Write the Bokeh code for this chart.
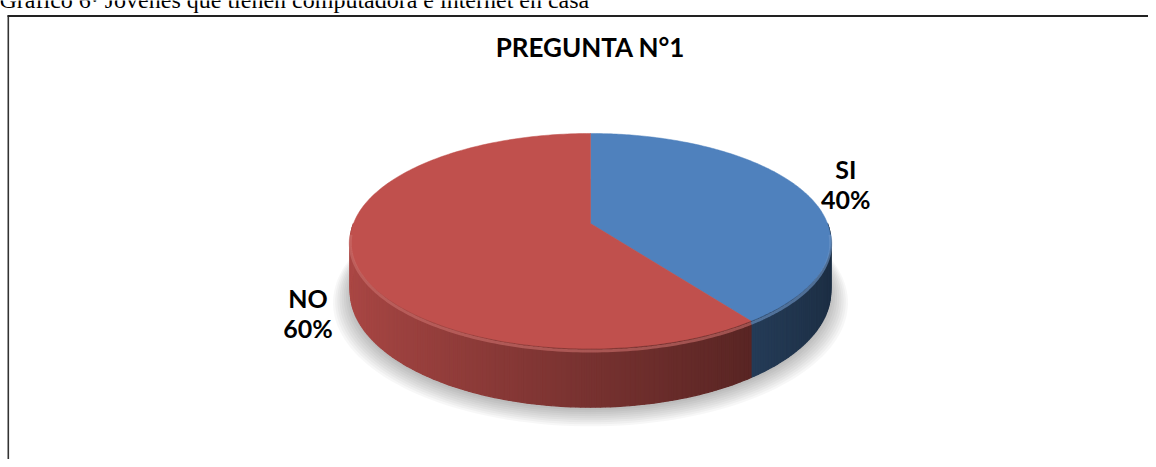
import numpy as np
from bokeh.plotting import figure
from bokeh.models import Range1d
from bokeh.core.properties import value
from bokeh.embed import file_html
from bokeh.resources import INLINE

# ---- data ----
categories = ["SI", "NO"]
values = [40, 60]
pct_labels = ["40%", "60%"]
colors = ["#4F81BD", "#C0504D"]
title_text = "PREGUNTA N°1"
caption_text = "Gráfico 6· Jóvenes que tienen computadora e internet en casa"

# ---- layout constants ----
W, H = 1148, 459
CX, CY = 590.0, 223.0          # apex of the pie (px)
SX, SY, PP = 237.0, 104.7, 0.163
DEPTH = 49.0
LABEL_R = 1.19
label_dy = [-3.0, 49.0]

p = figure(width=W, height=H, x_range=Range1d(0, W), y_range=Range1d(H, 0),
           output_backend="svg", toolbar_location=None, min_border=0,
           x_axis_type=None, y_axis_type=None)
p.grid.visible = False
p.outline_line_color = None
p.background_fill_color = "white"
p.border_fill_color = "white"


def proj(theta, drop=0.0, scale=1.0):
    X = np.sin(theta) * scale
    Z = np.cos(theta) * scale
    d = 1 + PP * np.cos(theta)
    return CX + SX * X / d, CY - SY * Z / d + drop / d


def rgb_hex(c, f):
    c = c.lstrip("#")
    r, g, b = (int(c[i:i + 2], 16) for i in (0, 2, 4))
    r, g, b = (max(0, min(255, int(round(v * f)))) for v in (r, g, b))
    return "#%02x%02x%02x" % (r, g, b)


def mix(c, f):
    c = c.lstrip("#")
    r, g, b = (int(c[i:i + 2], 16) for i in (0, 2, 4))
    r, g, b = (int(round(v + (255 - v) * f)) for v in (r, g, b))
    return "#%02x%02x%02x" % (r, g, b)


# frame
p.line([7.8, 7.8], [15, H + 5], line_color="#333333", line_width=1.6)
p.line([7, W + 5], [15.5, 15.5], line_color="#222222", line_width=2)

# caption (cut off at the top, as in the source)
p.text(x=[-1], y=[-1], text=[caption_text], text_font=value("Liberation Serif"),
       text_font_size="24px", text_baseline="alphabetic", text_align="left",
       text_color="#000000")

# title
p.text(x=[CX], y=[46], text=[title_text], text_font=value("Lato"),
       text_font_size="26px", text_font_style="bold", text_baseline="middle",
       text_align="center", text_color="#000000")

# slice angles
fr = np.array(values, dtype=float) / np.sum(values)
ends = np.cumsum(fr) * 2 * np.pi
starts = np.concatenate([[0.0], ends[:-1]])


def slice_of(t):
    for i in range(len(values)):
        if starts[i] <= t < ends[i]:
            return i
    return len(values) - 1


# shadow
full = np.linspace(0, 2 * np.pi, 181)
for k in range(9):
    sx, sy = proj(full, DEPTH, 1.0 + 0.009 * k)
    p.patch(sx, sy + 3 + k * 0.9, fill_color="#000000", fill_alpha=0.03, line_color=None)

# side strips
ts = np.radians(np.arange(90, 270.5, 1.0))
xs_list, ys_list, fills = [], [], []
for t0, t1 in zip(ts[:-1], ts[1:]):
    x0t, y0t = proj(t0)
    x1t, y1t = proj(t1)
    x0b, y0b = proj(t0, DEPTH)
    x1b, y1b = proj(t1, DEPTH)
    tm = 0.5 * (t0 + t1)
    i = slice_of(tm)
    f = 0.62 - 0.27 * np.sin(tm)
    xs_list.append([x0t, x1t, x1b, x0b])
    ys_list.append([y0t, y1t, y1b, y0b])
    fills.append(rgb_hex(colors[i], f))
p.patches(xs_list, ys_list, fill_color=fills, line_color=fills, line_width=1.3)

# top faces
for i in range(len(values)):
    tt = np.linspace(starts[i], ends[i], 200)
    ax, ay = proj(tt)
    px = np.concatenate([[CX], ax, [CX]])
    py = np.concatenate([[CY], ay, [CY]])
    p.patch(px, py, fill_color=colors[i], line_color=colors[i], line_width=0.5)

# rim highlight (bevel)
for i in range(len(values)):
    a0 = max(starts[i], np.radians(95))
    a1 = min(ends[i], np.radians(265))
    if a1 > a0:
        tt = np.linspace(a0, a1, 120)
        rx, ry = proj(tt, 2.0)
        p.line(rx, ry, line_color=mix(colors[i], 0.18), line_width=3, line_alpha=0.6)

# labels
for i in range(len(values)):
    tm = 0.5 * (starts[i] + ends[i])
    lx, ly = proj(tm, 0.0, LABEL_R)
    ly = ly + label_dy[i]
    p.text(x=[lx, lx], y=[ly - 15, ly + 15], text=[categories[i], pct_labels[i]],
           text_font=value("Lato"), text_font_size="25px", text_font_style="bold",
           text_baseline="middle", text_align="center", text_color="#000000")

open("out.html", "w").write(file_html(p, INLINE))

REQUIRED WORK: Skip every picture and return the lines above from the top through the one that contains "6· Jóvenes que".

THE OUTPUT:
Write the Bokeh code for this chart.
import numpy as np
from bokeh.plotting import figure
from bokeh.models import Range1d
from bokeh.core.properties import value
from bokeh.embed import file_html
from bokeh.resources import INLINE

# ---- data ----
categories = ["SI", "NO"]
values = [40, 60]
pct_labels = ["40%", "60%"]
colors = ["#4F81BD", "#C0504D"]
title_text = "PREGUNTA N°1"
caption_text = "Gráfico 6· Jóvenes que tienen computadora e internet en casa"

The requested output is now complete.